The agreement comes with considerable future costs, warn the authors. It binds the fund to industry sales and makes it difficult for Mexico to enact stricter controls in future. It also provides the industry with an opportunity to improve its public image.
"We are concerned that this agreement is yet another example of industry efforts to seek voluntary agreements rather than endure effective government legislation as required by the FCTC," say the authors. "We urge Mexico to reconsider its pact with the tobacco industry and caution other nations against following its example."
Another article analyses British American Tobacco's erosion of health legislation in Uzbekistan. Using corporate documents, the authors show how BAT overturned legislation that banned advertising and smoking in public places as part of its investment conditions.
After the deal, tobacco advertising in Uzbekistan became ubiquitous, they write. Tobacco consumption has reportedly increased by 7% to 8% annually, primarily among young people, and cigarette sales rose by over 50% between 1990 and 1996. By 1999, BAT had achieved a market share of over 70%.
Documents suggest that such policy influence has not been confined to Uzbekistan. Safeguards are needed to prevent transnational tobacco companies influencing health policy when investing in low income countries, they conclude.
These experiences, as well as those in other developing countries, show that the tobacco industry has adapted to changing circumstances with ever more sophisticated strategies to protect its profits and forestall meaningful tobacco control legislation, argue Professor Stanton Glantz and Ernesto Sebrie in an accompanying editorial.

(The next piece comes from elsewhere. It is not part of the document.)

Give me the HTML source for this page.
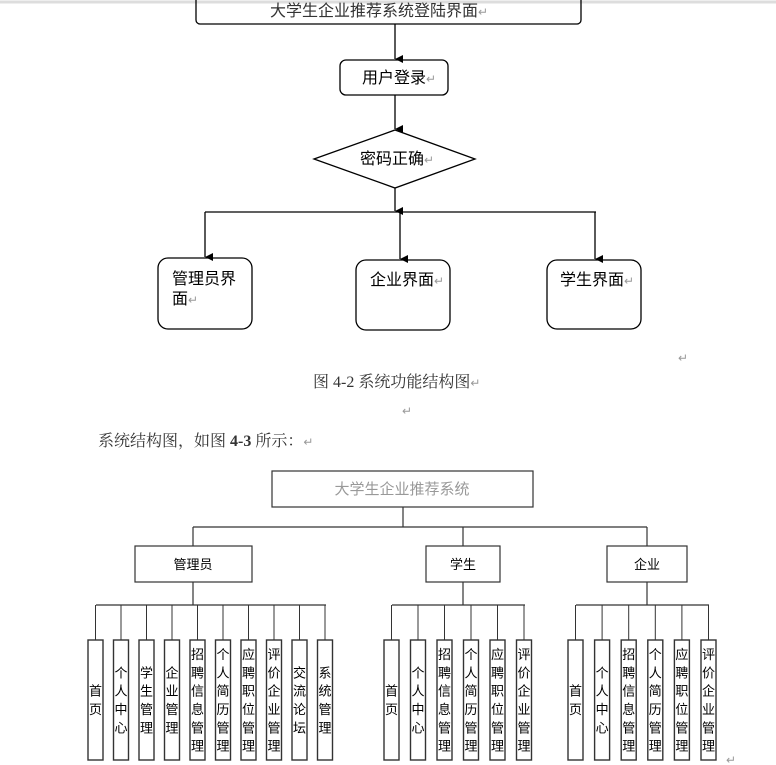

Seductive deals like the one in Mexico are incompatible with the FCTC, yet the WHO has not said whether the agreement violated the treaty. Failing such action, the multinational tobacco companies will replicate the Mexican agreement elsewhere, creatively using the Framework to consolidate their position and undermine global tobacco control, they warn.
BMJ Editor, Fiona Godlee adds: "It is depressing to hear from Ernesto Sebrie and Stanton Glantz that WHO has been silent about countries that fail to honour its framework convention on tobacco control. WHO took a brave stand a few years ago in facing up to its own tobacco links. Now is the time for WHO to speak out again."